The spread of Muslim radicalism across large parts of the world has created a fertile ground for greater international terrorism. As an unintended byproduct of U.S. policies in support of or against regimes, al-Qaida type groups have gained ground in the Middle East and North Africa.
The U.S. invasion and occupation of Iraq created a major opening for al-Qaida, whose affiliates now represent the Sunni struggle against Iraq’s Shiite-dominated government. Grisly bombings have become commonplace.
Regime change in Libya has brought chaos and the rise of al-Qaida, leading to the Benghazi killing of the U.S. ambassador. It has also exacerbated human-rights abuses and humanitarian suffering, imposed a system based on Shariah law, and promoted cross-border movement of weapons and militants to haunt neighbors’ security.
America’s propping up of the regimes in Yemen and Saudi Arabia has contributed to the rise of the group, al-Qaida in the Arabian Peninsula. Meanwhile, by allowing the Taliban to open a de facto diplomatic mission in Doha, Qatar, Obama has signaled U.S. desperation to cut a deal with this thuggish, Pakistan-backed Afghan militia that enforces medieval Islamic practices in the areas it controls.

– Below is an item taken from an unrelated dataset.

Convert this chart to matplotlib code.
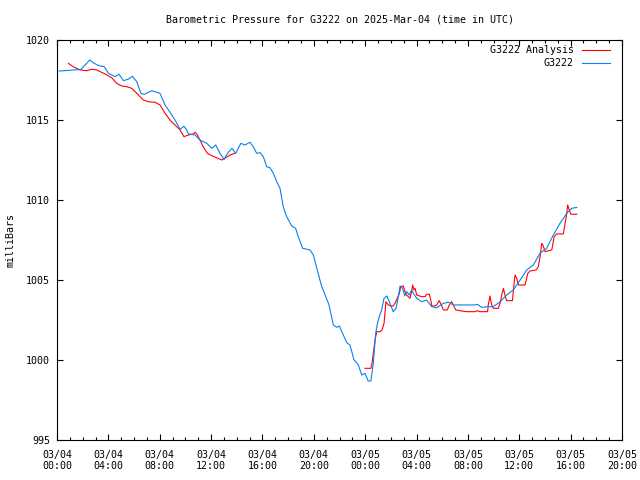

So what can be done? The lesson U.S. policymakers must heed is to take the long-range view and not be guided by narrow geopolitical considerations that involuntarily strengthen Islamists.
Unfortunately, U.S. policy’s dalliance with Islamist-leaning rulers has long been guided by the consideration that the cloak of Islam helps to protect the credibility of leaders who might otherwise be seen by their public as foreign puppets.

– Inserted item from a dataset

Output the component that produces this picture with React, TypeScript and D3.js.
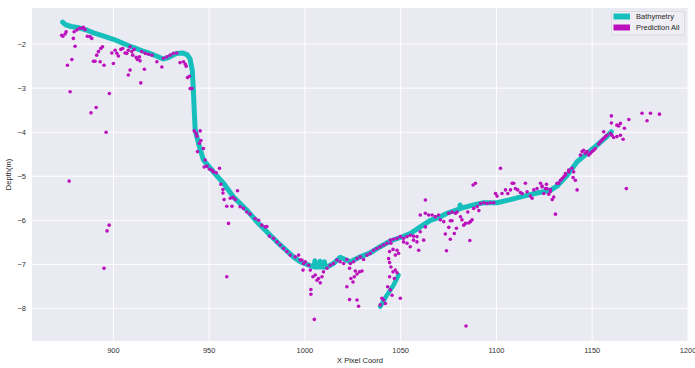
import React from 'react';
import * as d3 from 'd3';

// Bathymetry trace, [x pixel coord, depth m]
const bathymetry: [number, number][] = [
  [873.5, -1.5], [875, -1.56], [878, -1.6], [882, -1.63], [886, -1.68], [890, -1.75],
  [895, -1.82], [900, -1.89], [905, -1.98], [910, -2.07], [915, -2.15], [919, -2.21],
  [923, -2.28], [926, -2.34], [929, -2.3], [933, -2.21], [936, -2.2], [938.5, -2.24],
  [940, -2.33], [941.2, -2.6], [941.7, -3.0], [942.2, -3.5], [942.7, -3.95], [944.4, -4.25],
  [947, -4.63], [952.2, -4.9], [957.5, -5.16], [962.7, -5.47], [969.7, -5.77], [974.9, -6.03],
  [981.9, -6.34], [987.1, -6.56], [994, -6.83], [997.5, -6.94], [1001, -7.0], [1004.9, -7.06],
  [1005.2, -6.92], [1005.5, -7.06], [1007.6, -7.06], [1007.9, -6.93], [1008.2, -7.06],
  [1009.9, -7.06], [1010.2, -6.94], [1010.5, -7.06], [1011.5, -7.06], [1014.9, -6.98],
  [1018.4, -6.84], [1021, -6.89], [1023.7, -6.94], [1028.9, -6.83], [1034.1, -6.74],
  [1039.3, -6.6], [1044.6, -6.47], [1049.8, -6.39], [1055, -6.3], [1060.2, -6.15],
  [1065.5, -6.0], [1070.7, -5.92], [1074.2, -5.84], [1080.8, -5.74], [1081, -5.65],
  [1081.2, -5.73], [1088.1, -5.65], [1093.3, -5.6], [1100.3, -5.6], [1107.3, -5.53],
  [1114.2, -5.45], [1121.2, -5.38], [1128.2, -5.32], [1131.7, -5.22], [1136.9, -4.98],
  [1142.1, -4.67], [1147.3, -4.48], [1152.6, -4.29], [1156.9, -4.13], [1160, -3.99],
];

// short second bathymetry branch
const bathymetryBranch: [number, number][] = [
  [1039.3, -7.96], [1042.8, -7.7], [1046.3, -7.47], [1048.9, -7.24],
];

// Prediction All scatter, [x, depth]
const prediction: [number, number][] = [
  [873, -1.8], [873.6, -1.82], [874.8, -1.77], [875.3, -1.72], [879.5, -1.72], [880.9, -1.68],
  [882.2, -1.64], [883.5, -1.64], [884.3, -1.62], [885.2, -1.67], [886.4, -1.82], [887.8, -1.83],
  [888.7, -1.87], [879.1, -1.87], [880, -2.05], [876, -2.48], [878.3, -2.35], [877.4, -3.08],
  [889.6, -2.39], [890.4, -2.39], [891.3, -2.25], [892.2, -2.17], [893.1, -2.4], [893.4, -2.1],
  [894.3, -2.06], [895.1, -2.48], [891, -3.44], [888.3, -3.56], [897.9, -3.12], [899.2, -2.2],
  [900, -2.44], [900.9, -2.14], [901.8, -2.21], [902.6, -2.27], [903.9, -2.12], [904.9, -2.1],
  [906.1, -2.2], [907, -2.21], [907.8, -2.14], [908.7, -2.06], [909.6, -2.17], [908.7, -2.59],
  [907.8, -2.7], [910.1, -2.25], [910.8, -2.12], [911.9, -2.3], [912.5, -2.35], [913.6, -2.29],
  [913.9, -2.38], [914.8, -2.17], [916.2, -2.57], [914.3, -2.88], [916.6, -2.21], [918.3, -2.23],
  [920.1, -2.25], [922.7, -2.4], [925.3, -2.52], [926.1, -2.32], [927.9, -2.29], [929.6, -2.25],
  [931.3, -2.21], [933.1, -2.2], [934.8, -2.42], [936.6, -2.4], [937.5, -2.45], [938, -2.5],
  [938.7, -2.76], [939.7, -2.73], [940.1, -3.01], [941, -3.01],
  [876.9, -5.11], [895.1, -7.09], [897.8, -6.11], [896.7, -6.24], [896.2, -4.0],
  [942.2, -3.97], [943.2, -4.03], [945.3, -3.97], [943.6, -4.09], [945.7, -4.19], [944.9, -4.25],
  [947, -4.37], [943.9, -4.44], [947.9, -4.63], [947.4, -4.79], [948.8, -4.77], [950.2, -4.84],
  [951.4, -4.86], [952.2, -4.9], [953.7, -4.92], [955.4, -4.82], [956.1, -5.18], [957.2, -5.3],
  [957.2, -5.38], [964.8, -5.33], [957.8, -5.53], [959.2, -5.68], [961.9, -5.68], [961, -5.5],
  [962.4, -5.48], [963.6, -5.53], [960.1, -6.07], [966.2, -5.69], [967.9, -5.73], [969.7, -5.81],
  [971.4, -5.86], [974, -5.96], [975.8, -6.0], [977.5, -6.11], [979.3, -6.15], [980.1, -6.14],
  [981.5, -6.36], [983.6, -6.41], [985.4, -6.49], [987.1, -6.56], [988.8, -6.64], [990.6, -6.71],
  [992.3, -6.79], [994.9, -6.83], [996.7, -6.79], [998.4, -6.9], [1000.2, -6.94], [1001.9, -7.02],
  [959.2, -7.28],
  [997.5, -6.9], [999.3, -6.98], [999, -7.13], [1002.8, -7.13], [1004.2, -7.28], [1005.4, -7.24],
  [1006.3, -7.36], [1007.1, -7.32], [1008, -7.42], [1008.9, -7.28], [1009.7, -7.17], [1011.5, -7.09],
  [1013.2, -7.02], [1014.9, -6.98], [1016.7, -6.9], [1018.4, -6.94], [1020.2, -6.98], [1021.9, -6.89],
  [1023.7, -6.98], [1025.4, -6.94], [1027.2, -6.87], [1028.9, -6.83], [1030.6, -6.89], [1032.4, -6.79],
  [1034.1, -6.75], [1035.8, -6.68], [1037.6, -6.64], [1039.3, -6.6], [1041.1, -6.56], [1042.8, -6.52],
  [1044.6, -6.45], [1046.3, -6.43], [1048.1, -6.41], [1049.8, -6.37], [1051.5, -6.41], [1053.3, -6.37],
  [1055, -6.34], [1056.7, -6.36], [1058.5, -6.37], [1060.2, -6.26], [1062.9, -6.15],
  [1003.1, -7.57], [1003.1, -7.68], [1004.9, -8.25], [1021.9, -7.51], [1023.3, -7.09], [1024, -7.32],
  [1025.1, -7.4], [1025.8, -7.28], [1026.3, -7.15], [1027.2, -7.22], [1028.5, -7.17], [1029.8, -7.15],
  [1023.3, -7.8], [1027.2, -7.81], [1028, -7.95],
  [1044.2, -6.71], [1044.9, -6.52], [1046, -6.66], [1047.2, -6.79], [1048.1, -6.68], [1048.9, -6.75],
  [1043.7, -6.87], [1044.2, -6.96], [1044.9, -7.06], [1046, -7.17], [1044.2, -7.28], [1046.7, -7.32],
  [1047.2, -7.13], [1048.1, -7.19], [1043.2, -7.51], [1044.6, -7.58], [1045.5, -7.7], [1040.2, -7.77],
  [1041.1, -7.81], [1042, -7.89], [1039.3, -7.92], [1049.8, -7.77],
  [1051.5, -6.49], [1053.3, -6.52], [1055, -6.6], [1056.7, -6.45], [1058.5, -6.49], [1059.4, -6.68],
  [1062, -6.45], [1062.9, -5.84], [1064.6, -5.88], [1060.2, -5.88], [1068.1, -5.92], [1069.8, -5.88],
  [1062.9, -5.54],
  [1066.4, -5.88], [1068.1, -5.92], [1070.7, -5.99], [1072.5, -6.03], [1075.1, -5.84], [1076.8, -5.81],
  [1078.6, -5.84], [1079.4, -5.81], [1081.2, -5.92], [1082, -5.99], [1082.9, -6.11], [1083.8, -6.07],
  [1085.5, -6.06], [1086.4, -6.03], [1087.3, -5.99], [1085, -5.81], [1088.1, -5.73], [1089.9, -5.69],
  [1091.6, -5.62], [1093.4, -5.6], [1095.1, -5.62], [1096.8, -5.6], [1098.6, -5.6], [1075.1, -6.16],
  [1075.9, -6.01], [1076.8, -6.01], [1073.3, -6.31], [1075.9, -6.43], [1078, -6.3], [1079.1, -6.18],
  [1073.9, -6.69], [1086.1, -6.46], [1087.8, -5.2], [1089, -5.16], [1090.8, -5.78], [1099.5, -5.39],
  [1100.3, -5.45], [1102.1, -4.82], [1102.9, -5.39], [1104.7, -5.31], [1105.9, -5.39], [1107.3, -5.31],
  [1108.2, -5.16], [1109, -5.16], [1109.9, -5.28], [1111.1, -5.31], [1112.5, -5.37], [1113.4, -5.39],
  [1115.1, -5.16], [1116, -5.35], [1117.7, -5.45], [1118.6, -5.5], [1119.5, -5.31], [1121.2, -5.28],
  [1123, -5.16], [1123.8, -5.22], [1124.7, -5.39], [1125.6, -5.28], [1126.1, -5.18], [1127.3, -5.41],
  [1128.2, -5.3], [1129.1, -5.53], [1130.8, -5.86], [1132.5, -5.16], [1134.3, -5.05], [1136, -4.97],
  [1137.8, -4.9], [1084.1, -8.4],
  [1123.8, -5.24], [1126.4, -5.28], [1128.1, -5.35], [1129.9, -5.47], [1131.6, -5.16], [1133.4, -5.09],
  [1135.1, -5.01], [1136, -4.94], [1137.7, -4.86], [1139.4, -4.82], [1140.3, -4.9], [1140, -5.03],
  [1141.2, -5.09], [1142.1, -5.31], [1143.8, -4.52], [1144.7, -4.44], [1145.5, -4.41], [1146.4, -4.48],
  [1147.3, -4.44], [1148.2, -4.52], [1149, -4.48], [1149.9, -4.44], [1150.8, -4.41], [1151.6, -4.37],
  [1153.4, -4.27], [1154.2, -4.22], [1155.1, -4.18], [1156, -4.14], [1156.9, -4.1], [1157.7, -4.07],
  [1156, -3.99], [1159.5, -4.03], [1160.3, -4.07], [1161.2, -4.12], [1162.9, -4.1], [1164.7, -4.07],
  [1166.1, -4.16], [1160, -3.63], [1160, -3.79], [1162.9, -3.84], [1164.7, -3.8], [1163.8, -3.86],
  [1166.8, -3.91], [1169.1, -3.71], [1176, -3.57], [1180.4, -3.57], [1178.6, -3.74], [1185.1, -3.59],
  [1167.8, -5.28],
];

const xTicks = [900, 950, 1000, 1050, 1100, 1150, 1200];
const yTicks = [-2, -3, -4, -5, -6, -7, -8];
const legendItems = [
  { label: 'Bathymetry', color: '#17bfbc' },
  { label: 'Prediction All', color: '#bb10bb' },
];

const W = 695;
const H = 368;
const margin = { top: 8, right: 7, bottom: 27, left: 32 };

export default function App() {
  const x = d3.scaleLinear().domain([857.5, 1200]).range([margin.left, W - margin.right]);
  const y = d3.scaleLinear().domain([-8.74, -1.18]).range([H - margin.bottom, margin.top]);
  const line = d3.line<[number, number]>().x(d => x(d[0])).y(d => y(d[1]));
  const font = 'Arial, "Liberation Sans", sans-serif';
  const left = margin.left, right = W - margin.right, top = margin.top, bottom = H - margin.bottom;

  return (
    <svg width={W} height={H} style={{ position: 'absolute', left: 0, top: 0, background: '#fff' }} fontFamily={font}>
      <rect x={left} y={top} width={right - left} height={bottom - top} fill="#eaeaf2" />
      {xTicks.map(t => (
        <line key={'gx' + t} x1={x(t)} x2={x(t)} y1={top} y2={bottom} stroke="#fff" strokeWidth={1} />
      ))}
      {yTicks.map(t => (
        <line key={'gy' + t} x1={left} x2={right} y1={y(t)} y2={y(t)} stroke="#fff" strokeWidth={1} />
      ))}
      {/* bathymetry drawn as a thick trace */}
      <path d={line(bathymetry) || ''} fill="none" stroke={legendItems[0].color} strokeWidth={5} strokeLinecap="round" strokeLinejoin="round" />
      <path d={line(bathymetryBranch) || ''} fill="none" stroke={legendItems[0].color} strokeWidth={4.5} strokeLinecap="round" strokeLinejoin="round" />
      {prediction.map((d, i) => (
        <circle key={i} cx={x(d[0])} cy={y(d[1])} r={1.8} fill={legendItems[1].color} />
      ))}
      {xTicks.map(t => (
        <text key={'tx' + t} x={x(t)} y={bottom + 12} fontSize={7.5} fill="#333" textAnchor="middle">{t}</text>
      ))}
      {yTicks.map(t => (
        <text key={'ty' + t} x={left - 6} y={y(t) + 2.7} fontSize={7.5} fill="#333" textAnchor="end">{'\u2212' + Math.abs(t)}</text>
      ))}
      <text x={(left + right) / 2} y={363} fontSize={7.5} fill="#262626" textAnchor="middle">X Pixel Coord</text>
      <text transform={`translate(10.5,${(top + bottom) / 2}) rotate(-90)`} fontSize={7.5} fill="#262626" textAnchor="middle">Depth(m)</text>
      <g transform="translate(611.5,11.5)">
        <rect width={73} height={23.5} rx={2} fill="#eeeef4" stroke="#d6d6dc" strokeWidth={0.8} />
        {legendItems.map((it, i) => (
          <g key={it.label} transform={`translate(2,${2 + i * 11})`}>
            <rect width={16.5} height={6} fill={it.color} />
            <text x={22.5} y={5.8} fontSize={7.5} fill="#262626">{it.label}</text>
          </g>
        ))}
      </g>
    </svg>
  );
}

Washington must now stop condoning the rulers of the oil sheikdoms for their alliance with radical clerics and for exporting militant Islam. It must also cease providing political succor to Islamists elsewhere. Until the military ousted him, the Muslim Brotherhood’s Mohammed Morsi was America’s man in Cairo.
By supporting Islamist rulers, Washington — even if unintentionally — has promoted a growing conflict between Islamist and secular forces in Muslim countries, best illustrated by Turkey, which was wracked by unprecedented anti-government protests this summer. Obama has mollycoddled Prime Minister Recep Tayyip Erdogan by ignoring his heavy-handed efforts to annul secularism and free speech, and turn himself into a 21st-century sultan.
Erdogan, who as Istanbul’s mayor declared that “our only goal is an Islamic state,” has jailed more journalists than any other country, including China, and thrown one in five of Turkey’s generals and half of its admirals in jail since becoming prime minister in 2003. Today, he is Obama’s most hawkish ally against Assad.
Motivated by the larger geopolitical goal of containing Shiite Iran and its regional allies, U.S. policy has myopically embraced Sunni rulers steeped in religious and political bigotry, even though they pose a transnational threat to the values of freedom and secularism. Arab monarchs have continued to fund Muslim extremist groups and madrassas (Islamic schools) in other countries — from the Philippines and India to South Africa and Venezuela.
U.S.-British-French policies in the arc of Islam, even if by accident, are contributing to an internally driven trend evident from the Maghreb to the Afghanistan-Pakistan belt — Muslims killing Muslims. This trend, of course, has been principally aided by the export of Wahhabi Islam by the sheiks in Riyadh, Doha, Abu Dhabi and elsewhere, and by the consequent rise of Islamist groups. These policies have averted the feared clash between civilizations, yet they have been a factor in the ongoing clash within a civilization. The effects of this clash are likely to be destabilizing regionally and counterproductive to the interests of the free world.
Against this background, Obama would do well to heed tea party icon Sarah Palin’s advice on Syria, “Let Allah sort it out” — unless Obama believes Allah has chosen him to do that.
Brahma Chellaney is a geostrategist and the author, most recently, of “Water, Peace, and War” (Rowman & Littlefield, 2013).